El mensaje del Papa hunde sus raíces en la experiencia milenaria de la Iglesia, en su presencia activa en el lecho del dolor, no como los diseñadores de campañas que trabajan en sus despachos enmoquetados muy lejos de la tragedia. Hay que humanizar la sexualidad, ha subrayado un Benedicto XVI atento a cada pliegue de la crisis cultural en curso. Porque en la desarticulación de la sexualidad humana, en su descomposición incoada por la ideología del 68 nos jugamos mucho, y parece que la Iglesia es la única que atesora coraje suficiente para denunciarlo, y, lo que puede parecer más sorprendente, sabiduría humana para reconstruirla en su pleno significado.
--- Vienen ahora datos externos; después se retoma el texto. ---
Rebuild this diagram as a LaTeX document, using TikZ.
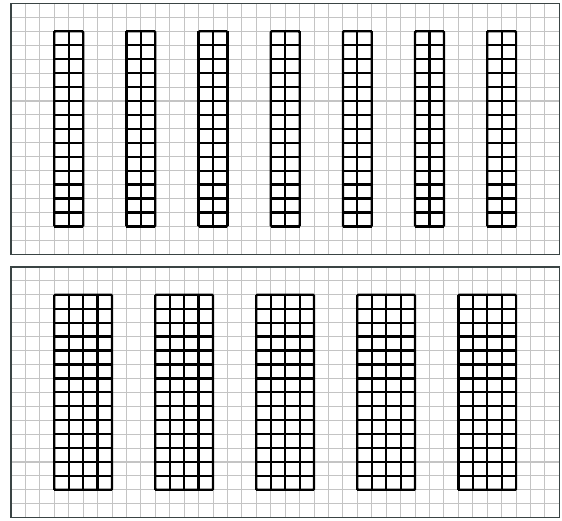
\documentclass[tikz,border=0pt]{standalone}
\usepackage{tikz}
\usetikzlibrary{positioning}
\definecolor{sheetgray}{HTML}{C4C4C4}
\definecolor{frameslate}{HTML}{3A4444}

\begin{document}
\begin{tikzpicture}[
    x=0.5cm, y=0.4827cm,
    paper/.style={draw=sheetgray, line width=1pt, step=1},
    frame/.style={draw=frameslate, line width=1.3pt},
    tray/.style={draw=black, line width=2.2pt, step=1},
    trayedge/.style={draw=black, line width=2.2pt, rounded corners=1pt}
]
\useasboundingbox (-0.762,-0.165) rectangle (38.18,37.16);

% Top panel: narrow trays
\begin{scope}[shift={(0,18.91)}]
    \draw[paper] (0,0) grid (38,18);
    \foreach \i in {0,...,6} {
        \draw[tray] ({3+5*\i},2) grid ({5+5*\i},16);
        \draw[trayedge] ({3+5*\i},2) rectangle ({5+5*\i},16);
    }
    \draw[frame] (0,0) rectangle (38,18);
\end{scope}

% Bottom panel: wide trays
\begin{scope}
    \draw[paper] (0,0) grid (38,18);
    \foreach \i in {0,...,4} {
        \draw[tray] ({3+7*\i},2) grid ({7+7*\i},16);
        \draw[trayedge] ({3+7*\i},2) rectangle ({7+7*\i},16);
    }
    \draw[frame] (0,0) rectangle (38,18);
\end{scope}

\end{tikzpicture}
\end{document}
Hace falta ese cambio cultural y espiritual que ignoran culpablemente las campañas de las grandes agencias internacionales. Y hace falta indispensablemente el amor-caridad junto a los enfermos, los moribundos y los huérfanos. Ése que ha plasmado a lo largo de los siglos toda una cultura de la atención sanitaria de inequívoca raíz cristiana. África sabe mucho de ese amor, y por eso ha acogido con su fe llena de alegría al Papa. Sorda a las polémicas cargadas de rencor que llegan desde Occidente como un mar embravecido. Allí se ve cada día que esta fe vivida es portadora de esperanza invencible, fuerza para construir la historia.